# [TASK BRIEF]
Leaving out all pictures, copy exactly the lines from the one containing "Emit a Python" down to the one containing "import pandas as pd", both of them included.

# [Source code of charts]
^^^^^^^^^^^^^^^^

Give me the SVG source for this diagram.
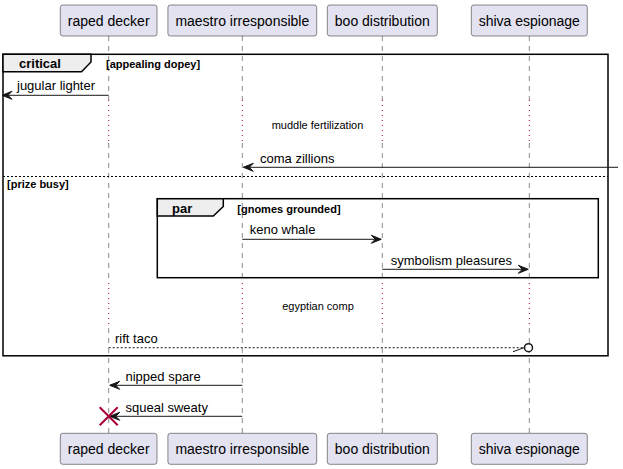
<svg xmlns="http://www.w3.org/2000/svg" width="623" height="469" viewBox="0 0 623 469">
<style>
.box{fill:#E2E2F0;stroke:#181818;stroke-width:0.5}
.pname{font-family:"Liberation Sans",Arial,sans-serif;font-size:14px;fill:#000;text-anchor:middle}
.life{stroke:#181818;stroke-width:0.5;stroke-dasharray:5,5;fill:none}
.delay{stroke:#A80036;stroke-width:1;stroke-dasharray:1,4;fill:none}
.msg{stroke:#181818;stroke-width:1;fill:none}
.dmsg{stroke:#181818;stroke-width:1;fill:none;stroke-dasharray:2,2}
.head{fill:#181818;stroke:#181818;stroke-width:1}
.mtxt{font-family:"Liberation Sans",Arial,sans-serif;font-size:13px;fill:#000}
.dtxt{font-family:"Liberation Sans",Arial,sans-serif;font-size:11px;fill:#000;text-anchor:middle}
.frame{fill:none;stroke:#000;stroke-width:1.5}
.tab{fill:#EEEEEE;stroke:#000;stroke-width:1.5}
.ftitle{font-family:"Liberation Sans",Arial,sans-serif;font-size:13px;font-weight:bold;fill:#000}
.fcond{font-family:"Liberation Sans",Arial,sans-serif;font-size:11px;font-weight:bold;fill:#000}
</style>
<rect width="623" height="469" fill="#FFFFFF"/>
<g id="lifelines">
<path class="life" d="M108.7,36 V100 M108.7,143 V283 M108.7,328 V433"/>
<path class="life" d="M242.3,36 V100 M242.3,143 V283 M242.3,328 V433"/>
<path class="life" d="M382.3,36 V100 M382.3,143 V283 M382.3,328 V433"/>
<path class="life" d="M529.3,36 V100 M529.3,143 V283 M529.3,328 V433"/>
<path class="delay" d="M108.7,100 V143 M242.3,100 V143 M382.3,100 V143 M529.3,100 V143"/>
<path class="delay" d="M108.7,283 V328 M242.3,283 V328 M382.3,283 V328 M529.3,283 V328"/>
</g>
<g id="p-raped-decker">
<rect class="box" x="60.3" y="5" width="96.7" height="31" rx="2.5"/>
<text class="pname" x="108.7" y="25.5">raped decker</text>
<rect class="box" x="60.3" y="433.3" width="96.7" height="31" rx="2.5"/>
<text class="pname" x="108.7" y="453.8">raped decker</text>
</g>
<g id="p-maestro-irresponsible">
<rect class="box" x="167.9" y="5" width="148.8" height="31" rx="2.5"/>
<text class="pname" x="242.3" y="25.5">maestro irresponsible</text>
<rect class="box" x="167.9" y="433.3" width="148.8" height="31" rx="2.5"/>
<text class="pname" x="242.3" y="453.8">maestro irresponsible</text>
</g>
<g id="p-boo-distribution">
<rect class="box" x="327.3" y="5" width="110" height="31" rx="2.5"/>
<text class="pname" x="382.3" y="25.5">boo distribution</text>
<rect class="box" x="327.3" y="433.3" width="110" height="31" rx="2.5"/>
<text class="pname" x="382.3" y="453.8">boo distribution</text>
</g>
<g id="p-shiva-espionage">
<rect class="box" x="471.3" y="5" width="116" height="31" rx="2.5"/>
<text class="pname" x="529.3" y="25.5">shiva espionage</text>
<rect class="box" x="471.3" y="433.3" width="116" height="31" rx="2.5"/>
<text class="pname" x="529.3" y="453.8">shiva espionage</text>
</g>
<g id="frame-critical">
<rect class="frame" x="3" y="54.3" width="605" height="301.5"/>
<path class="tab" d="M3,54.3 H91 V62 L81.5,71.7 H3 Z"/>
<text class="ftitle" x="19" y="67.5">critical</text>
<text class="fcond" x="106" y="67.5">[appealing dopey]</text>
<line x1="3" y1="176.5" x2="608" y2="176.5" stroke="#000" stroke-width="1" stroke-dasharray="2,2"/>
<text class="fcond" x="7" y="187.5">[prize busy]</text>
</g>
<g id="frame-par">
<rect class="frame" x="157.3" y="198.7" width="441" height="79"/>
<path class="tab" d="M157.3,198.7 H223.3 V206.5 L213.3,216 H157.3 Z"/>
<text class="ftitle" x="172" y="212.5">par</text>
<text class="fcond" x="237.3" y="212.5">[gnomes grounded]</text>
</g>
<g id="delays">
<text class="dtxt" x="317.5" y="129">muddle fertilization</text>
<text class="dtxt" x="318" y="309.5">egyptian comp</text>
</g>
<g id="connectors">
<line class="msg" x1="108.7" y1="95.3" x2="3" y2="95.3"/>
<polygon class="head" points="12,91.3 2,95.3 12,99.3 8,95.3"/>
<text class="mtxt" x="17" y="90.3">jugular lighter</text>

<line class="msg" x1="618" y1="167.3" x2="244" y2="167.3"/>
<polygon class="head" points="253.3,163.3 243.3,167.3 253.3,171.3 249.3,167.3"/>
<text class="mtxt" x="260" y="163">coma zillions</text>

<line class="msg" x1="242.3" y1="239.3" x2="380" y2="239.3"/>
<polygon class="head" points="371.3,235.3 381.3,239.3 371.3,243.3 375.3,239.3"/>
<text class="mtxt" x="249.7" y="234">keno whale</text>

<line class="msg" x1="382.3" y1="269.3" x2="527" y2="269.3"/>
<polygon class="head" points="518.3,265.3 528.3,269.3 518.3,273.3 522.3,269.3"/>
<text class="mtxt" x="390.7" y="265">symbolism pleasures</text>

<line class="dmsg" x1="108.7" y1="347.7" x2="524" y2="347.7"/>
<line class="msg" x1="513" y1="351.7" x2="524" y2="347.7"/>
<circle cx="528.5" cy="347.7" r="4" fill="#FFFFFF" stroke="#181818" stroke-width="1.5"/>
<text class="mtxt" x="115" y="343">rift taco</text>

<line class="msg" x1="242.3" y1="385.3" x2="110" y2="385.3"/>
<polygon class="head" points="119.7,381.3 109.7,385.3 119.7,389.3 115.7,385.3"/>
<text class="mtxt" x="125.5" y="380.5">nipped spare</text>

<line class="msg" x1="242.3" y1="416.3" x2="110" y2="416.3"/>
<polygon class="head" points="119.7,412.3 109.7,416.3 119.7,420.3 115.7,416.3"/>
<text class="mtxt" x="125.5" y="411.5">squeal sweaty</text>
<path d="M99.7,407.3 L117.7,425.3 M117.7,407.3 L99.7,425.3" stroke="#A80036" stroke-width="2" fill="none"/>
</g>
</svg>
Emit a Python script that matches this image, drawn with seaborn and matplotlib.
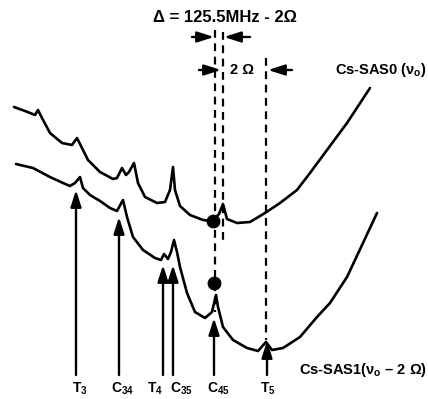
import matplotlib
matplotlib.use("Agg")
import matplotlib.pyplot as plt
import seaborn as sns
import pandas as pd

# ---- data (in picture units: x = frequency axis, y = signal, downward) ----
sas0_x = [14, 25, 35, 38, 42, 50, 62, 72, 77, 82, 88, 100, 113, 117, 122, 126, 129, 134, 138, 145,
          157, 165, 170, 173, 175, 180, 190, 203, 213, 219, 223, 227, 237, 250, 265, 280, 297, 310,
          327, 347, 370]
sas0_y = [107, 111, 115, 110, 118, 133, 143, 145, 138, 148, 160, 172, 179, 178, 168, 175, 172, 163, 183, 197,
          203, 202, 190, 167, 190, 206, 215, 220, 221, 214, 204, 219, 223, 222, 213, 203, 190, 173,
          150, 123, 88]

sas1_x = [16, 33, 50, 63, 70, 75, 80, 83, 90, 100, 110, 117, 123, 127, 133, 143, 155, 161, 164, 168,
          171, 174, 177, 180, 187, 195, 205, 212, 216, 218, 223, 233, 247, 258, 266, 272, 283, 300,
          317, 330, 347, 363, 377]
sas1_y = [164, 168, 177, 183, 186, 183, 177, 188, 195, 201, 208, 211, 200, 217, 237, 250, 258, 260, 254, 259,
          252, 240, 252, 267, 293, 312, 318, 312, 295, 307, 327, 340, 348, 351, 342, 350, 348, 337,
          317, 303, 277, 243, 213]

dot_x = [213, 214]
dot_y = [221, 283]

line_labels = [r"T$_{3}$", r"C$_{34}$", r"T$_{4}$", r"C$_{35}$", r"C$_{45}$", r"T$_{5}$"]
line_x = [76, 119, 163, 173, 214, 267]
line_tip = [190, 217, 265, 265, 318, 341]
label_x = [80, 122, 155, 181, 218, 268]

dash_x = [215, 223, 266]
dash_top = [30, 32, 58]
dash_bottom = [312, 245, 340]

title = "Δ = 125.5MHz - 2Ω"
sas0_label = r"Cs-SAS0 (ν$_{o}$)"
sas1_label = r"Cs-SAS1(ν$_{o}$ – 2 Ω)"
omega_label = "2 Ω"

# ---- figure ----
sns.set_style("white")
plt.rcParams['font.family'] = ['Liberation Sans', 'DejaVu Sans']
plt.rcParams['text.color'] = 'black'
plt.rcParams['mathtext.fontset'] = 'custom'
plt.rcParams['mathtext.rm'] = 'Liberation Sans:bold'
plt.rcParams['mathtext.it'] = 'Liberation Sans:bold'
plt.rcParams['mathtext.bf'] = 'Liberation Sans:bold'
plt.rcParams['mathtext.default'] = 'regular'

fig = plt.figure(figsize=(4.28, 3.99), dpi=100)
ax = fig.add_axes([0, 0, 1, 1])

df0 = pd.DataFrame({"x": sas0_x, "y": sas0_y})
df1 = pd.DataFrame({"x": sas1_x, "y": sas1_y})
sns.lineplot(data=df0, x="x", y="y", sort=False, estimator=None, color="black", lw=1.9, ax=ax)
sns.lineplot(data=df1, x="x", y="y", sort=False, estimator=None, color="black", lw=1.9, ax=ax)
ax.set_xlim(0, 428)
ax.set_ylim(399, 0)
ax.axis("off")

# dashed guide lines
for x, t, b in zip(dash_x, dash_top, dash_bottom):
    ax.plot([x, x], [t, b], color="black", lw=1.6, ls=(0, (3.5, 2.5)), zorder=2)

# dots
sns.scatterplot(x=dot_x, y=dot_y, color="black", s=85, edgecolor="black", zorder=5, ax=ax, legend=False)

# vertical arrows with labels
for x, tip in zip(line_x, line_tip):
    ax.annotate("", xy=(x, tip), xytext=(x, 375),
                arrowprops=dict(arrowstyle="-|>,head_length=1.0,head_width=0.32", color="black", lw=1.7,
                                shrinkA=0, shrinkB=0))
for x, lab in zip(label_x, line_labels):
    ax.text(x, 389, lab, ha="center", va="center", fontsize=10, fontweight="bold")

# top horizontal arrows
def harrow(x0, x1, y):
    ax.annotate("", xy=(x1, y), xytext=(x0, y),
                arrowprops=dict(arrowstyle="-|>,head_length=1.0,head_width=0.32", color="black", lw=1.7,
                                shrinkA=0, shrinkB=0))

harrow(192, 214, 37)
harrow(250, 224, 37)
harrow(199, 221, 70)
harrow(292, 268, 70)

ax.text(225, 17, title, ha="center", va="center", fontsize=12, fontweight="bold")
ax.text(242, 70, omega_label, ha="center", va="center", fontsize=10.5, fontweight="bold")
ax.text(427, 70, sas0_label, ha="right", va="center", fontsize=10.5, fontweight="bold")
ax.text(427, 370, sas1_label, ha="right", va="center", fontsize=10.5, fontweight="bold")

fig.savefig("out.png", dpi=100)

^^^^^^^^^^^^^^^^

# [RESULT OF THE EXERCISE]
Emit a Python script that matches this image, drawn with seaborn and matplotlib.
import matplotlib
matplotlib.use("Agg")
import matplotlib.pyplot as plt
import seaborn as sns
import pandas as pd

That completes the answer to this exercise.